The Gradient is nothing but a derivative of loss function with respect to the weights. It is used to updates the weights to minimize the loss function during the back propagation in neural networks.
What is Vanishing Gradients?
Vanishing Gradient occurs when the derivative or slope will get smaller and smaller as we go backward with every layer during backpropagation.
When weights update is very small or exponential small, the training time takes too much longer, and in the worst case, this may completely stop the neural network training.
A vanishing Gradient problem occurs with the sigmoid and tanh activation function because the derivatives of the sigmoid and tanh activation functions are between 0 to 0.25 and 0–1. Therefore, the updated weight values are small, and the new weight values are very similar to the old weight values. This leads to Vanishing Gradient problem. We can avoid this problem using the ReLU activation function because the gradient is 0 for negatives and zero input, and 1 for positive input.

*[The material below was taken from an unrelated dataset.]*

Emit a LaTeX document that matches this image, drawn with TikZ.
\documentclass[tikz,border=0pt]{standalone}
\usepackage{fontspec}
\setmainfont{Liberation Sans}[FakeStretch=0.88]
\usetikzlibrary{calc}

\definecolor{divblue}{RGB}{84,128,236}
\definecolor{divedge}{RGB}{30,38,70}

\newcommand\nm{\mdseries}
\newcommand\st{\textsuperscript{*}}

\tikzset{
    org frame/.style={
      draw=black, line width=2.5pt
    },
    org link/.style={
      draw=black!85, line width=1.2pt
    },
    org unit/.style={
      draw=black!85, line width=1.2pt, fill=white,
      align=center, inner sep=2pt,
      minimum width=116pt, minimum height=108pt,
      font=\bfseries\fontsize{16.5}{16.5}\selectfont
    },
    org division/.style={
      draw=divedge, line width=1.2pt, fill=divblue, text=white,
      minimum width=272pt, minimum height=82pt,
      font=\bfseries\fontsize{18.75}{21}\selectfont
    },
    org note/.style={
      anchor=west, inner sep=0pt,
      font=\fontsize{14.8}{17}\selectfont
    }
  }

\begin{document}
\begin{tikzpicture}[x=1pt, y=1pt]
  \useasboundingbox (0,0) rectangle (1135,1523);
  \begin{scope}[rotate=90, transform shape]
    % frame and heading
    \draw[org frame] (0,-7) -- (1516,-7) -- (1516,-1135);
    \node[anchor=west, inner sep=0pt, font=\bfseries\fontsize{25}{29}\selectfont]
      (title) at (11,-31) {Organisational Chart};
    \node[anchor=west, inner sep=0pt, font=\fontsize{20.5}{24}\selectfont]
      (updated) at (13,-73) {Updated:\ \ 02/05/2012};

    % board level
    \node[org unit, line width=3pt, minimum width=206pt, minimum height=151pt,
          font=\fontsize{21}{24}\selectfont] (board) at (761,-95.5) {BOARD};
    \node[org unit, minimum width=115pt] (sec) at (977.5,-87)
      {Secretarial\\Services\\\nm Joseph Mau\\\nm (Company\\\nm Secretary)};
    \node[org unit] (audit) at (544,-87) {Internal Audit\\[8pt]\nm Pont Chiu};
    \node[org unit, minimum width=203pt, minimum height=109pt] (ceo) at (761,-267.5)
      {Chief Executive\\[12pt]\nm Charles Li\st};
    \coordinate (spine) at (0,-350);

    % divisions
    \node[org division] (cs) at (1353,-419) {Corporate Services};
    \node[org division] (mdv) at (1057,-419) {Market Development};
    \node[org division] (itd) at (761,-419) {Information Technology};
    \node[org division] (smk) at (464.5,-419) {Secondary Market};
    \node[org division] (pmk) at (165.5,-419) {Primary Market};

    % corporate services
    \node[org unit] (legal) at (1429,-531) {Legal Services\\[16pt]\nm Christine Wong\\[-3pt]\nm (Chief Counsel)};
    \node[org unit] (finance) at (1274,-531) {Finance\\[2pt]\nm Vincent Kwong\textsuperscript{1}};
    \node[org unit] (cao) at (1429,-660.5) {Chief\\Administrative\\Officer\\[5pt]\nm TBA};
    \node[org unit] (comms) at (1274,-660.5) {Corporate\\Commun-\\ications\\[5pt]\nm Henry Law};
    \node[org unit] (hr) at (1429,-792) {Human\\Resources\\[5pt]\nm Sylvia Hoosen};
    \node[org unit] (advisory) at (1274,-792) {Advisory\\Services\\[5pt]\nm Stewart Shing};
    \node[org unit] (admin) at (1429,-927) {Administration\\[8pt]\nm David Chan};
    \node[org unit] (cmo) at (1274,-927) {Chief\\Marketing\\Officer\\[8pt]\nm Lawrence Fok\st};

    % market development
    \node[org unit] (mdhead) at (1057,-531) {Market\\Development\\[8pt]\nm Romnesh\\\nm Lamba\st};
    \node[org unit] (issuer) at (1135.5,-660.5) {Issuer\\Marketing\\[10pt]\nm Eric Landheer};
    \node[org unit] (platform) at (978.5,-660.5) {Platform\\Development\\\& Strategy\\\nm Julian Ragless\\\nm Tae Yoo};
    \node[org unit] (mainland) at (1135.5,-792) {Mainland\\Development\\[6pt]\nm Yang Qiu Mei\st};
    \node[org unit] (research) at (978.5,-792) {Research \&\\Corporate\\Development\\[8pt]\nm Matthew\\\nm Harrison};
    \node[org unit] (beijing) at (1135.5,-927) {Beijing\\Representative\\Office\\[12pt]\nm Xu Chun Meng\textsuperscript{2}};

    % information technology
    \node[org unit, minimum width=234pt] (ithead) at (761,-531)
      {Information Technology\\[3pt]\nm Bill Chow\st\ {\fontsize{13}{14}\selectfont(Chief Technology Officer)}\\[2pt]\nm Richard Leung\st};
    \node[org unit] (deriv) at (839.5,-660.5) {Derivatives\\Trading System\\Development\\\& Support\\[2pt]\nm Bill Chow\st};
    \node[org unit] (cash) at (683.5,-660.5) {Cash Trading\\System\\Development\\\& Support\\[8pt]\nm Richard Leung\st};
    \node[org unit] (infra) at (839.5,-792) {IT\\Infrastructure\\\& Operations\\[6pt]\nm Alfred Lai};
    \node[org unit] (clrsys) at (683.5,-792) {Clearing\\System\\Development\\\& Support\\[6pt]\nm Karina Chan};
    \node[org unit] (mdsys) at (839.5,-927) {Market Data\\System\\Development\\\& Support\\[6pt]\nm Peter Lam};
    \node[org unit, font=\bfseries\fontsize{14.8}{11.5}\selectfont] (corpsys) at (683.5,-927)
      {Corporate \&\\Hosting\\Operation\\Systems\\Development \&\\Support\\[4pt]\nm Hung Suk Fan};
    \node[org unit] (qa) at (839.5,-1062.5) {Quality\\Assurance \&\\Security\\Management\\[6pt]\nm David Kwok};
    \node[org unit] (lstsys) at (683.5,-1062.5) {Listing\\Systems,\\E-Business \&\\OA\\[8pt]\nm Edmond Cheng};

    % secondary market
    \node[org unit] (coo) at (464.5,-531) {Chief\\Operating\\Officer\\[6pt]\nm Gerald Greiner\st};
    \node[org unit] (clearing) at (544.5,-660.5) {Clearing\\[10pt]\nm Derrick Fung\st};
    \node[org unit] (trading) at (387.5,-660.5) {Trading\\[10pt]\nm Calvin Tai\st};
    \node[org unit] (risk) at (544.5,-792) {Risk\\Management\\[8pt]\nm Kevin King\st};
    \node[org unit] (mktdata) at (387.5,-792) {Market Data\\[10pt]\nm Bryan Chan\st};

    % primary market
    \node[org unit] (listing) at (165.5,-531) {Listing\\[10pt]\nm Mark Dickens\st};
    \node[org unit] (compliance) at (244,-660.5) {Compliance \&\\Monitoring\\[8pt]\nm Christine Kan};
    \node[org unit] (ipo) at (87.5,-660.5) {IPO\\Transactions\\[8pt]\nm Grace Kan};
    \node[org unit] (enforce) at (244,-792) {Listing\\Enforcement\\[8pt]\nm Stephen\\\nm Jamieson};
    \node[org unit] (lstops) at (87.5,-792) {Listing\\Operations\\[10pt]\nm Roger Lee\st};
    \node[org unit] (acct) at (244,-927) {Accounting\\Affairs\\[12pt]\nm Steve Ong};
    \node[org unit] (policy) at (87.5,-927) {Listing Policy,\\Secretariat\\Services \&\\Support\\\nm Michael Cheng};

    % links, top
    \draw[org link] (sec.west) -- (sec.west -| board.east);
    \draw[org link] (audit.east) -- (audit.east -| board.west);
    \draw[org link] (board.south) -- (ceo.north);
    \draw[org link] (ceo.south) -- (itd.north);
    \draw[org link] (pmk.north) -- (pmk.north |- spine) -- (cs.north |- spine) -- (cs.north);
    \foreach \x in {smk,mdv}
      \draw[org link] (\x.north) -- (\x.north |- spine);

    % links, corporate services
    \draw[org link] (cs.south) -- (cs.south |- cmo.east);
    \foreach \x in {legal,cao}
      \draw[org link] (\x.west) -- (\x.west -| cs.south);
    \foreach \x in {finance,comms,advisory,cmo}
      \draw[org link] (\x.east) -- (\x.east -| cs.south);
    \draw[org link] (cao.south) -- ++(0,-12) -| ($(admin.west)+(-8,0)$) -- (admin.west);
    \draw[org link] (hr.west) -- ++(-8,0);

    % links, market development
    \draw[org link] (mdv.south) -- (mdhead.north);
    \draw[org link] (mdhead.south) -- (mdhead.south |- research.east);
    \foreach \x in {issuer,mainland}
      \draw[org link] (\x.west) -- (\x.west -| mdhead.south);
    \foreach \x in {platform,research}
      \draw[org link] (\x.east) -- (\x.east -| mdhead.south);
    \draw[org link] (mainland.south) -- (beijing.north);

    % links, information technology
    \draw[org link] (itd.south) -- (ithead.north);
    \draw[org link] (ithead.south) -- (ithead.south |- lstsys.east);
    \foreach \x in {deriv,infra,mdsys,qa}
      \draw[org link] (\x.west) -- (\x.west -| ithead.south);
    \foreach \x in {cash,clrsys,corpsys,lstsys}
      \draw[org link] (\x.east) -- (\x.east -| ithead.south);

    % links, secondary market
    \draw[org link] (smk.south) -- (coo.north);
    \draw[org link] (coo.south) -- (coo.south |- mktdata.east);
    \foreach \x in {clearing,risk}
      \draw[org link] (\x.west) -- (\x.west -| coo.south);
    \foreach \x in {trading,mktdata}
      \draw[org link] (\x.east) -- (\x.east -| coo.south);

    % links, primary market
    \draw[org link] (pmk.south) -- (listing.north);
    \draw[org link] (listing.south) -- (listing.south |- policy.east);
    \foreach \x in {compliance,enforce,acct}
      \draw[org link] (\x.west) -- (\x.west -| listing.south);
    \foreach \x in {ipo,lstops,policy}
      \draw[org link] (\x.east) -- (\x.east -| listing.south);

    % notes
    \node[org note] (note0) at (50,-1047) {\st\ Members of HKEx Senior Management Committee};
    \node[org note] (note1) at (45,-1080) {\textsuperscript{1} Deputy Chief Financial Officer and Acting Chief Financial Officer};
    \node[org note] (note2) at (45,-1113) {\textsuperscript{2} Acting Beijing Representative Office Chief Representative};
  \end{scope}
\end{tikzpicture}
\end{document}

What is Exploding Gradients?
Exploding gradient occurs when the derivatives or slope will get larger and larger as we go backward with every layer during backpropagation. This situation is the exact opposite of the vanishing gradients.
This problem happens because of weights, not because of the activation function. Due to high weight values, the derivatives will also higher so that the new weight varies a lot to the older weight, and the gradient will never converge. So it may result in oscillating around minima and never come to a global minima point.
During the backpropagation in the deep neural networks, the Vanishing gradient problem occurs due to the sigmoid and tan activation function and the exploding gradient problem occurs due to large weights.